Neutralization of charged particles by adding a buffer (electrostatic stabilization, left) or by adding long-chained molecules (steric stabilization, right) – Factors such as energy input and size reduction principle make ball mills the best choice for the production of nanoparticles.
From 1 to 100 nm
Nanotechnology is one of the most innovative developments of our time which revolutionizes industries such as materials science, pharmaceutics, food, pigments or semi-conductor technology.
Nanotechnology deals with particles in a range from 1 to 100 nm. These particles possess special properties due to their size, as their surface is greatly enlarged in relation to their volume (so-called “size-induced functionalities”).
Ultrafine particles are, for example, harder and more break-resistant than larger particles.
Nanotechnology brings effects which occur in nature to a commercial scale, such as, for example, the lotus effect: nano-coated fabrics or paints are water- and dirt-repellent just like the lotus flower.
How are nano particles produced?
The “Bottom-Up” method synthesizes particles from atoms or molecules.

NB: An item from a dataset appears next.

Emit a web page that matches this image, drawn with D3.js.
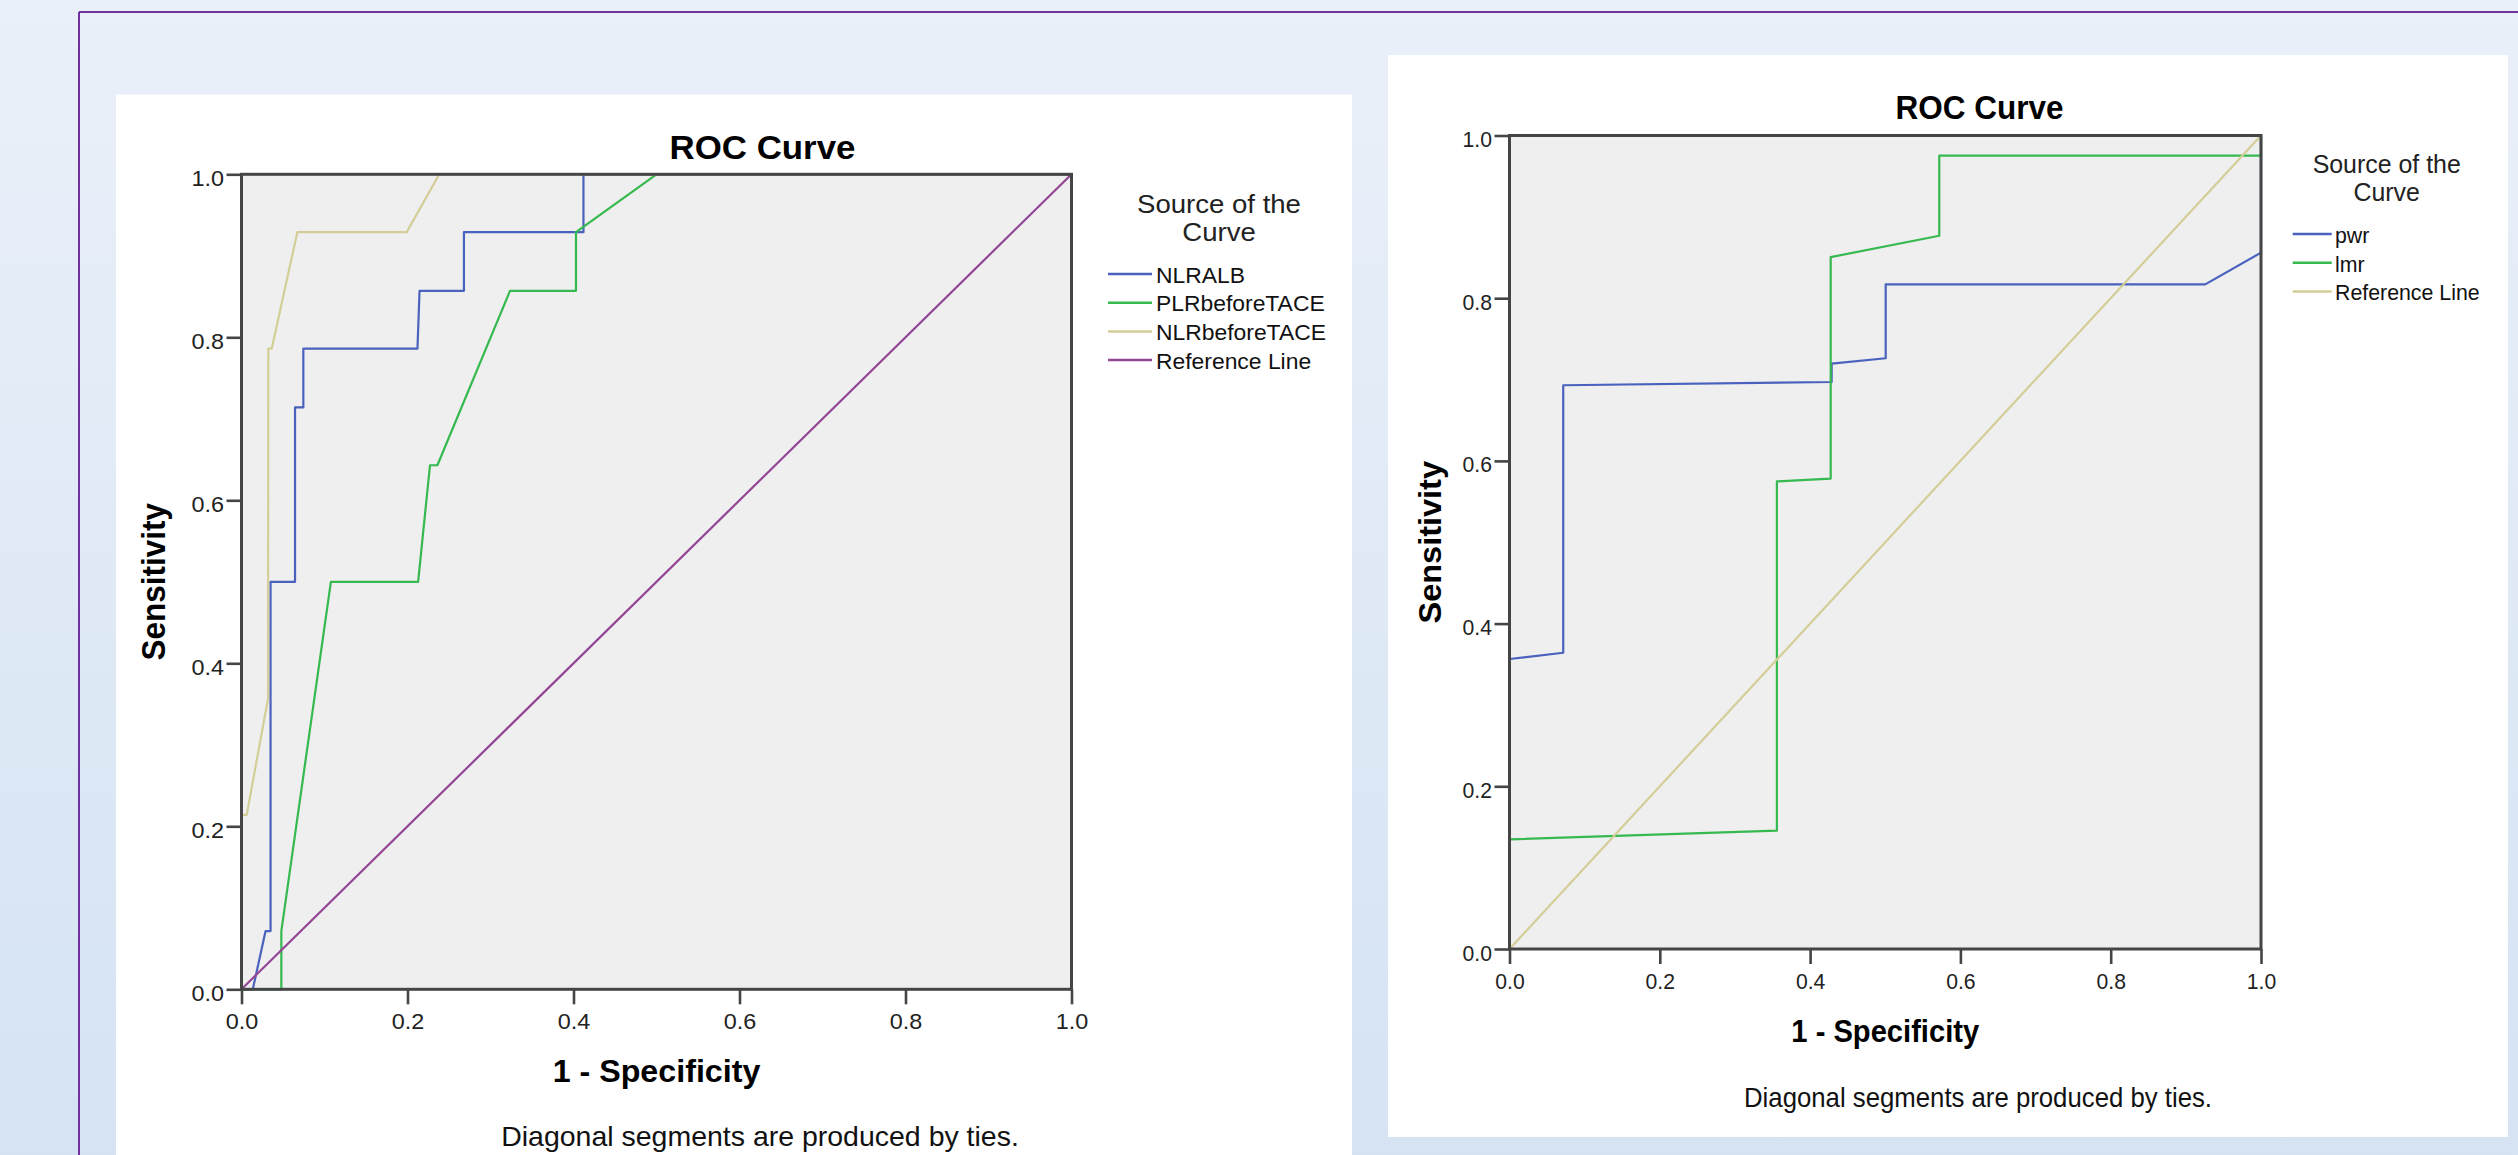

The “Top-Down” method involves reducing the size of larger particles to nanoscale, for example with laboratory mills.
Due to their significantly enlarged surface in relation to the volume, small particles are drawn to each other by their electrostatic charges.
Nano particles are produced by colloidal grinding which involves dispersion of the particles in liquid to neutralize the surface charges. Both water and alcohol can be used as dispersion medium, depending on the sample material. In some cases the neutralization of surface charges is only possible by adding a buffer such as sodium phosphate or molecules with longer uncharged tails such as diaminopimelic acid (electrostatic or steric stabilization).